Trump Cabinet member blames RFK Jr.'s movement for sky-high beef prices
Foxx Business/screen grab

Agriculture Secretary Brooke Rollins blamed the Make America Healthy Again movement — at least in part — for soaring beef prices heading into Memorial Day weekend, telling Fox Business that Americans are eating more beef thanks to the MAHA-driven health craze.

"But this is also combined with Make America Healthy Again — people are eating more beef than ever before," Rollins said Wednesday on Fox Business. "This is an amazing testament to our incredible ranchers who produce the best beef in America."

Ground beef is now running roughly $6.70 to $6.90 a pound — about a dollar above historical norms — as cattle herds sit at a three-generation low.

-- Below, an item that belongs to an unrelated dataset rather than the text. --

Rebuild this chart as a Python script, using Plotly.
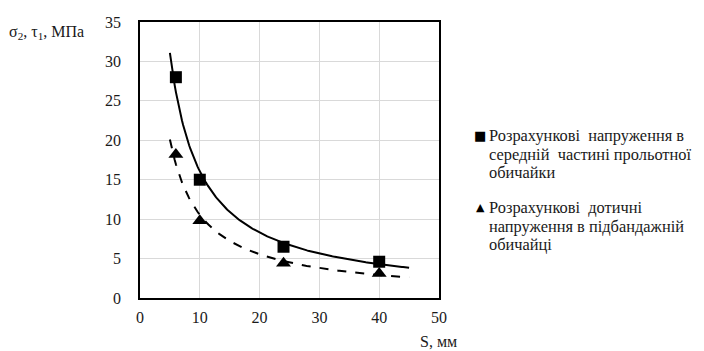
import numpy as np
import plotly.graph_objects as go

s_points = [6, 10, 24, 40]
sigma_vals = [28.0, 15.0, 6.5, 4.6]
tau_vals = [18.2, 9.8, 4.4, 3.1]
trend_range = [5, 45]
x_ticks = [0, 10, 20, 30, 40, 50]
y_ticks = [0, 5, 10, 15, 20, 25, 30, 35]

legend1_lines = ["Розрахункові  напруження в", "середній  частині прольотної", "обичайки"]
legend2_lines = ["Розрахункові  дотичні", "напруження в підбандажній", "обичайці"]


def power_fit(x, y):
    b, ln_a = np.polyfit(np.log(x), np.log(y), 1)
    xs = np.linspace(trend_range[0], trend_range[1], 200)
    return xs, np.exp(ln_a) * xs ** b


font = "Liberation Serif"
txt = "#1a1a1a"
fig = go.Figure()

xs1, ys1 = power_fit(s_points, sigma_vals)
xs2, ys2 = power_fit(s_points, tau_vals)

fig.add_trace(go.Scatter(x=xs1, y=ys1, mode="lines", line=dict(color="black", width=2),
                         showlegend=False, hoverinfo="skip"))
fig.add_trace(go.Scatter(x=xs2, y=ys2, mode="lines", line=dict(color="black", width=2, dash="dash"),
                         showlegend=False, hoverinfo="skip"))
fig.add_trace(go.Scatter(x=s_points, y=sigma_vals, mode="markers", name=" ".join(legend1_lines),
                         showlegend=False, marker=dict(symbol="square", size=12, color="black")))
fig.add_trace(go.Scatter(x=s_points, y=tau_vals, mode="markers", name=" ".join(legend2_lines),
                         showlegend=False, marker=dict(symbol="triangle-up", size=13, color="black")))


def px(xw):
    return (xw - 140) / 299.0


def py(yw):
    return (298 - yw) / 284.0


ann = [
    dict(text="σ<sub>2</sub>, τ<sub>1</sub>, МПа", x=px(7), y=py(25), xanchor="left",
         yanchor="middle", font=dict(family=font, size=16, color=txt)),
    dict(text="S, мм", x=px(438), y=py(343), xanchor="center", yanchor="middle",
         font=dict(family=font, size=16, color=txt)),
    dict(text="■", x=px(480), y=py(131), xanchor="center", yanchor="middle",
         font=dict(family="DejaVu Sans", size=13, color="black")),
    dict(text="▲", x=px(480), y=py(205), xanchor="center", yanchor="middle",
         font=dict(family="DejaVu Sans", size=11, color="black")),
]
for i, line in enumerate(legend1_lines):
    ann.append(dict(text=line, x=px(487), y=py(131 + 19 * i), xanchor="left", yanchor="middle",
                    font=dict(family=font, size=16.4, color=txt)))
for i, line in enumerate(legend2_lines):
    ann.append(dict(text=line, x=px(487), y=py(205 + 19 * i), xanchor="left", yanchor="middle",
                    font=dict(family=font, size=16.4, color=txt)))
for a in ann:
    a.update(xref="paper", yref="paper", showarrow=False)

fig.update_layout(
    width=696, height=343,
    margin=dict(l=132, r=265, t=6, b=53),
    paper_bgcolor="white", plot_bgcolor="white",
    font=dict(family=font, size=16, color=txt),
    showlegend=False,
    annotations=ann,
)
fig.update_xaxes(range=[0, 50], tickvals=x_ticks, showgrid=True, gridcolor="#d9d9d9",
                 showline=True, linecolor="black", linewidth=1.5, mirror=True,
                 zeroline=False, ticks="", tickfont=dict(size=16), ticklabelstandoff=4,
                 ticklabeloverflow="allow")
fig.update_yaxes(range=[0, 35], tickvals=y_ticks, showgrid=True, gridcolor="#d9d9d9",
                 showline=True, linecolor="black", linewidth=1.5, mirror=True,
                 zeroline=False, ticks="", tickfont=dict(size=16), ticklabelstandoff=14,
                 ticklabeloverflow="allow")

fig.write_html("out.html")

The MAHA movement, spearheaded by Health and Human Services Secretary Robert F. Kennedy Jr., has aggressively promoted red meat, organ meats and animal fats as cornerstone foods of a healthy diet, while vilifying ultra-processed foods, seed oils and plant-based meat alternatives. Kennedy has long championed grass-fed beef and raw milk as part of a broader back-to-basics approach to American nutrition.

Rollins didn't pin the crisis solely on surging MAHA-fueled demand. She also pointed to what she called years of the Biden administration waging "a war on cattle ranchers" — including pulling grazing allotments and, she claimed, using climate policy to discourage cattle production. A screwworm infestation originating in South America has forced port closures, further straining supply.

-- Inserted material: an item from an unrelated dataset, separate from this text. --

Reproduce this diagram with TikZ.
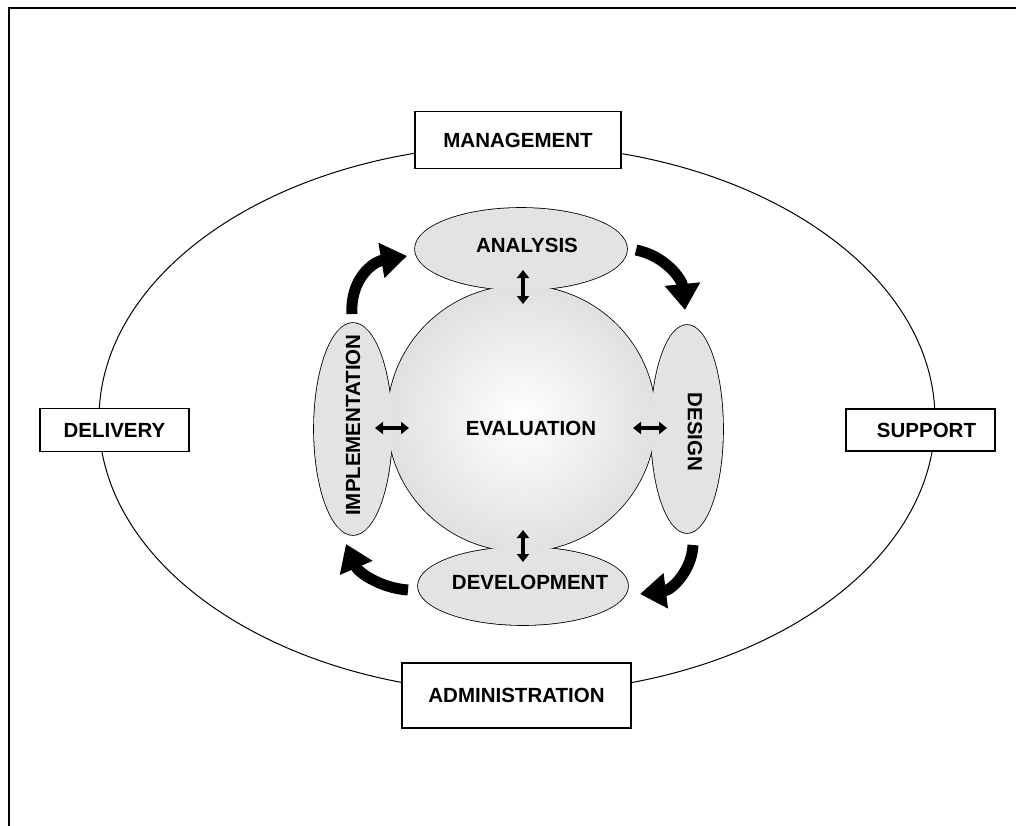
\documentclass[tikz,border=0pt]{standalone}
\usepackage{fontspec}
\setmainfont{Liberation Sans}
\usetikzlibrary{arrows.meta}
\begin{document}
\begin{tikzpicture}[x=1pt,y=-1pt,
    box/.style={draw,line width=1.1pt,fill=white,inner sep=0pt,font=\bfseries\fontsize{20.5}{24}\selectfont},
    lbl/.style={inner sep=0pt,font=\bfseries\fontsize{20.5}{24}\selectfont},
    fat/.style={line width=11pt,-{Triangle[length=26pt,width=34pt]}},
    dbl/.style={line width=3.4pt,{Triangle[length=8pt,width=12pt]}-{Triangle[length=8pt,width=12pt]}}]
    \useasboundingbox (0,0) rectangle (1016,826);
    \draw[line width=2.8pt] (9,826) -- (9,8) -- (1016,8);
    \draw[line width=1pt] (517,419) ellipse [x radius=418, y radius=274];
    \foreach \x/\y/\a/\b in {521.5/418.5/134/133,521/249/106/41,353/429/39/106,687/429/36/104,523/586/105/39}
        {\draw[line width=1.6pt] (\x,\y) ellipse [x radius=\a, y radius=\b];
        }
    \shade[inner color=white,outer color=black!12] (521.5,418.5) ellipse [x radius=134, y radius=133];
    \foreach \x/\y/\a/\b in {521/249/106/41,353/429/39/106,687/429/36/104,523/586/105/39}
        {\fill[black!11] (\x,\y) ellipse [x radius=\a, y radius=\b];
        }
    \node[box,minimum width=206pt,minimum height=57pt] (mgmt) at (518,140) {MANAGEMENT};
    \node[box,minimum width=149pt,minimum height=43pt] (deliv) at (114.5,430) {DELIVERY};
    \node[box,minimum width=149pt,minimum height=42pt] (supp) at (920.5,430) {\hspace{12pt}SUPPORT};
    \node[box,minimum width=229pt,minimum height=65pt] (admin) at (516.5,695.5) {ADMINISTRATION};
    \node[lbl] (ana) at (527,245) {ANALYSIS};
    \node[lbl] (eval) at (531,428) {EVALUATION};
    \node[lbl,rotate=-90] (des) at (695,432) {DESIGN};
    \node[lbl,rotate=90] (impl) at (353,425) {IMPLEMENTATION};
    \node[lbl] (dev) at (530,582) {DEVELOPMENT};
    \coordinate (a1) at (523,270); \coordinate (a2) at (523,304);
    \coordinate (b1) at (375,428); \coordinate (b2) at (409,428);
    \coordinate (c1) at (633,428); \coordinate (c2) at (667,428);
    \coordinate (d1) at (523,530); \coordinate (d2) at (523,562);
    \draw[dbl] (a1) -- (a2);
    \draw[dbl] (b1) -- (b2);
    \draw[dbl] (c1) -- (c2);
    \draw[dbl] (d1) -- (d2);
    \coordinate (f1) at (352,314); \coordinate (f2) at (407,256);
    \coordinate (g1) at (636,250); \coordinate (g2) at (685,310);
    \coordinate (h1) at (693,545); \coordinate (h2) at (640,594);
    \coordinate (k1) at (408,590); \coordinate (k2) at (346,544);
    \draw[fat] (f1) .. controls (350,280) and (372,262) .. (f2);
    \draw[fat] (g1) .. controls (666,256) and (682,280) .. (g2);
    \draw[fat] (h1) .. controls (692,570) and (672,590) .. (h2);
    \draw[fat] (k1) .. controls (380,588) and (358,572) .. (k2);
\end{tikzpicture}
\end{document}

On the production side, Rollins said the Department of Justice is now scrutinizing the four dominant beef processors — two of which are Brazilian-owned — and vowed to reshore processing capacity alongside a long-term push to rebuild American cattle herds.

"We're at this perfect storm," she said.

Rollins offered no concrete short-term relief for consumers staring down $7-a-pound ground beef at the grocery store this weekend. However, she framed the long-term outlook as promising under Trump's agricultural agenda.

The MAHA movement's embrace of red meat puts it squarely at odds with mainstream dietary guidance and environmentalists who argue that beef consumption is a major driver of carbon emissions.